_BRIEF_. In the listing below, find every line with the string "this" and pull it out.
## Start EXERCISE MATERIAL
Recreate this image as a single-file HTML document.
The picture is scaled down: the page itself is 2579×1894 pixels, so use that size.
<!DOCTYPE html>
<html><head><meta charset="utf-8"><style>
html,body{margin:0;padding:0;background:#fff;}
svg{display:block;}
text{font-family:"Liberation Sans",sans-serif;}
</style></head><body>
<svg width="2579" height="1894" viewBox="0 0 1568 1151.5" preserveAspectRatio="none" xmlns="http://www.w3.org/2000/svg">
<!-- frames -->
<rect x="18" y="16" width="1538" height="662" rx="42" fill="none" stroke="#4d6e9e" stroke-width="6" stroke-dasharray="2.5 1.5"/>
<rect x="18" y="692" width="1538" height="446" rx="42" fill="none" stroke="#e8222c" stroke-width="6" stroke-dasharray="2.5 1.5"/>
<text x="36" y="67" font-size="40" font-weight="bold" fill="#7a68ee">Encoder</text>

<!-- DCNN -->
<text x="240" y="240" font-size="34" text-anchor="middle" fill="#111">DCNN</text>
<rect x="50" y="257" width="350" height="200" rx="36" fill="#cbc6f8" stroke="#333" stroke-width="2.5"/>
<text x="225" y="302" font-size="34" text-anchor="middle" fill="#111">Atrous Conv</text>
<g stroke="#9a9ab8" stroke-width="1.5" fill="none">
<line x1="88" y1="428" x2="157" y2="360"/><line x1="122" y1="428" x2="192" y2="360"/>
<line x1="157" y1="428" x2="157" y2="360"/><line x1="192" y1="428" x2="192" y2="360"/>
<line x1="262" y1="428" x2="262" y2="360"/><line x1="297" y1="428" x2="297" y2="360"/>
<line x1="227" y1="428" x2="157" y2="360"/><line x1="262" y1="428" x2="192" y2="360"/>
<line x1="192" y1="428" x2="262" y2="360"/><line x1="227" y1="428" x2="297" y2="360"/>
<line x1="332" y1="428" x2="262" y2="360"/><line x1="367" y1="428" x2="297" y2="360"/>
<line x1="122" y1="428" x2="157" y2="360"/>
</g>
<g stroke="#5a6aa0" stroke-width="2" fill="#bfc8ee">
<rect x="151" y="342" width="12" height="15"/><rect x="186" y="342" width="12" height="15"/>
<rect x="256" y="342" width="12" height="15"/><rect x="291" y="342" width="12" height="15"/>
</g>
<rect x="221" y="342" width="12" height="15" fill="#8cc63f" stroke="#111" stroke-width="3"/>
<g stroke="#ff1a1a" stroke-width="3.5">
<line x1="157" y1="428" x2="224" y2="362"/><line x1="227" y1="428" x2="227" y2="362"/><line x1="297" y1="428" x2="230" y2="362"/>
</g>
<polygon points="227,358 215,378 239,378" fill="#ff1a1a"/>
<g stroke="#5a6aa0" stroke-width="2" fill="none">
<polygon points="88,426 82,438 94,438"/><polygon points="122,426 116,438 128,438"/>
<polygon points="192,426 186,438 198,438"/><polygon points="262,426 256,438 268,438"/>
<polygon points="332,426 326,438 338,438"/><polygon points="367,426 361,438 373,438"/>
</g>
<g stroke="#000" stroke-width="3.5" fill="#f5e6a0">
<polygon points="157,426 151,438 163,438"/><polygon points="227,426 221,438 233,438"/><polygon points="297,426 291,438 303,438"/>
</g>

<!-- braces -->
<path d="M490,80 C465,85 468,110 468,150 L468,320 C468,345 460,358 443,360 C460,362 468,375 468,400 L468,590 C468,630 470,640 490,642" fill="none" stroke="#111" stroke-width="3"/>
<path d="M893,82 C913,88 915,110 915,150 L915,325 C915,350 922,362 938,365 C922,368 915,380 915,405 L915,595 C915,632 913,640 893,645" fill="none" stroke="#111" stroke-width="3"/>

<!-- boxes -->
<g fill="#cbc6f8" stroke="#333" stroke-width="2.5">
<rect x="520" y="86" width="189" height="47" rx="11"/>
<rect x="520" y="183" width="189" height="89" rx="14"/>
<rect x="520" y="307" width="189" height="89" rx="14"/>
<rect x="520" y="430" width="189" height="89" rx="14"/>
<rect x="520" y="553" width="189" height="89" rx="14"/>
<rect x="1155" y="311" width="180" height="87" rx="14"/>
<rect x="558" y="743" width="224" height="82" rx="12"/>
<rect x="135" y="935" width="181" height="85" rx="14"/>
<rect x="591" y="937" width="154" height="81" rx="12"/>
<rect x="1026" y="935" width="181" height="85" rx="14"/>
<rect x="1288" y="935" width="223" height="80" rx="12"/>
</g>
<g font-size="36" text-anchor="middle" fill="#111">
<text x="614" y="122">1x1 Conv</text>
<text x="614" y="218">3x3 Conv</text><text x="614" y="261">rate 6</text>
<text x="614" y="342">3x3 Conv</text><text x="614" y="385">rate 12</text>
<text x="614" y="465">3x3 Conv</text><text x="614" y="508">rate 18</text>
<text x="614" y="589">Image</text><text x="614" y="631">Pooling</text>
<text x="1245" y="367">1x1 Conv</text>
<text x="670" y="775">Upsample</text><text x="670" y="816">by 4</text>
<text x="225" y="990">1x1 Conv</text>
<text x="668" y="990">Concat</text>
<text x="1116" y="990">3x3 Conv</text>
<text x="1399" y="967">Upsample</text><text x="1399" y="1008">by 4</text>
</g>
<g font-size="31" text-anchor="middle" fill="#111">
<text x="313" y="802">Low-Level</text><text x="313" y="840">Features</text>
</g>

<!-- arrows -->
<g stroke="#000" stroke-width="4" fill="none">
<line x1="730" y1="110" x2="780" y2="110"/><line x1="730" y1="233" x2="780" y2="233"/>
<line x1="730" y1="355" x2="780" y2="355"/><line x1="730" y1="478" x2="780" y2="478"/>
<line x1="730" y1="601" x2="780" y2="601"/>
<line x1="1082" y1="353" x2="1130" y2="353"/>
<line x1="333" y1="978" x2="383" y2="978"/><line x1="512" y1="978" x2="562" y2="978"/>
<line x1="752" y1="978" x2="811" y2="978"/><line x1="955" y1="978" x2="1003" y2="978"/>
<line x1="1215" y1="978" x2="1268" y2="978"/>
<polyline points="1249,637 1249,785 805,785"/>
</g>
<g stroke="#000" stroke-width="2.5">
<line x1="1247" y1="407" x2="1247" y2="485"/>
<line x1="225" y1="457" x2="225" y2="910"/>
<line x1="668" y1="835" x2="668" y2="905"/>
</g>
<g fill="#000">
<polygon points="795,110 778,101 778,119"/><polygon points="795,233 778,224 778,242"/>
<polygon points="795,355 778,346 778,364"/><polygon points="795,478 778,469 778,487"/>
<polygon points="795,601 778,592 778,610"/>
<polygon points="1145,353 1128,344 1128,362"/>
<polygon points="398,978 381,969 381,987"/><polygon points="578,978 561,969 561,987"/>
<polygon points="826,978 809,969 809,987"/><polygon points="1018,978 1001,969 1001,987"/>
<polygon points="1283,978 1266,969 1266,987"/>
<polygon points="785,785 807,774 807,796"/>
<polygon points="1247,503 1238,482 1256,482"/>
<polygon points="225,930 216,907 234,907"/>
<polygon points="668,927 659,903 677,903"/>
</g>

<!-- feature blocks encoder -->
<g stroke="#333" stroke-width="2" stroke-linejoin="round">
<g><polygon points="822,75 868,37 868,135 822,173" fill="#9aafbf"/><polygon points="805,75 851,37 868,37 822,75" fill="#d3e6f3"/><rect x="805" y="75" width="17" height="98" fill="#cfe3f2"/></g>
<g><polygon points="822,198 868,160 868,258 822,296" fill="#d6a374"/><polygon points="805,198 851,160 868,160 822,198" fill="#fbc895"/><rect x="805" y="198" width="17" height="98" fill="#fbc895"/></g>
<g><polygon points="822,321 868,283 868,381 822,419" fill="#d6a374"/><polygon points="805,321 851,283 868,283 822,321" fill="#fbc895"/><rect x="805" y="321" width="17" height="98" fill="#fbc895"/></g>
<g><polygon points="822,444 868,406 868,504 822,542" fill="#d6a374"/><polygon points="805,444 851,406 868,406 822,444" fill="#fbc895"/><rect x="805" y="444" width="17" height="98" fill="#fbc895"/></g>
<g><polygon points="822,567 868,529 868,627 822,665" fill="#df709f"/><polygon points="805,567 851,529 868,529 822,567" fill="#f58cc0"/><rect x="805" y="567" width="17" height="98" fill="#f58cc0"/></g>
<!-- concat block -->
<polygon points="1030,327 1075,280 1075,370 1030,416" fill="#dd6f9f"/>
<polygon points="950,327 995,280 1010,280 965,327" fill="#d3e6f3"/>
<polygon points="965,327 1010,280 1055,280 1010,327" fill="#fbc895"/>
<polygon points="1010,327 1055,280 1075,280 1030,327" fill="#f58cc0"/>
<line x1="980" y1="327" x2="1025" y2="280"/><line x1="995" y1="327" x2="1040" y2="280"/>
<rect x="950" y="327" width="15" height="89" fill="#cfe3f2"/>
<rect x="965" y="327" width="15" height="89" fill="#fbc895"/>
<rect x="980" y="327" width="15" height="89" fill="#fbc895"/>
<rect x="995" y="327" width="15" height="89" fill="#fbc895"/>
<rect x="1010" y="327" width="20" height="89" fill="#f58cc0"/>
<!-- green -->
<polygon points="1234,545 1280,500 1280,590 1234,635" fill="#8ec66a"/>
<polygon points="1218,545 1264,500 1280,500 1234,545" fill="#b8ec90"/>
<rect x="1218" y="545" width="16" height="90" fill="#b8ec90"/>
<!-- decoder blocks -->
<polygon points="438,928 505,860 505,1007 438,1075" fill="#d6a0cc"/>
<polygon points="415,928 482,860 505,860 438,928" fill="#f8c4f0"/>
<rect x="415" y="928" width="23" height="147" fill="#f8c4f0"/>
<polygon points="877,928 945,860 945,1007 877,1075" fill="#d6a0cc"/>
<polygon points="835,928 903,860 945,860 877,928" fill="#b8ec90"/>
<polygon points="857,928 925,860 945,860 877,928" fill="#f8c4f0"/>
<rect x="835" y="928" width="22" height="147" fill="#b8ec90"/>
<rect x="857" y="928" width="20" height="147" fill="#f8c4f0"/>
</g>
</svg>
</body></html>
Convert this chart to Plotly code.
## End EXERCISE MATERIAL
_ANSWER TO THE TASK_.
Recreate this image as a single-file HTML document.
Convert this chart to Plotly code.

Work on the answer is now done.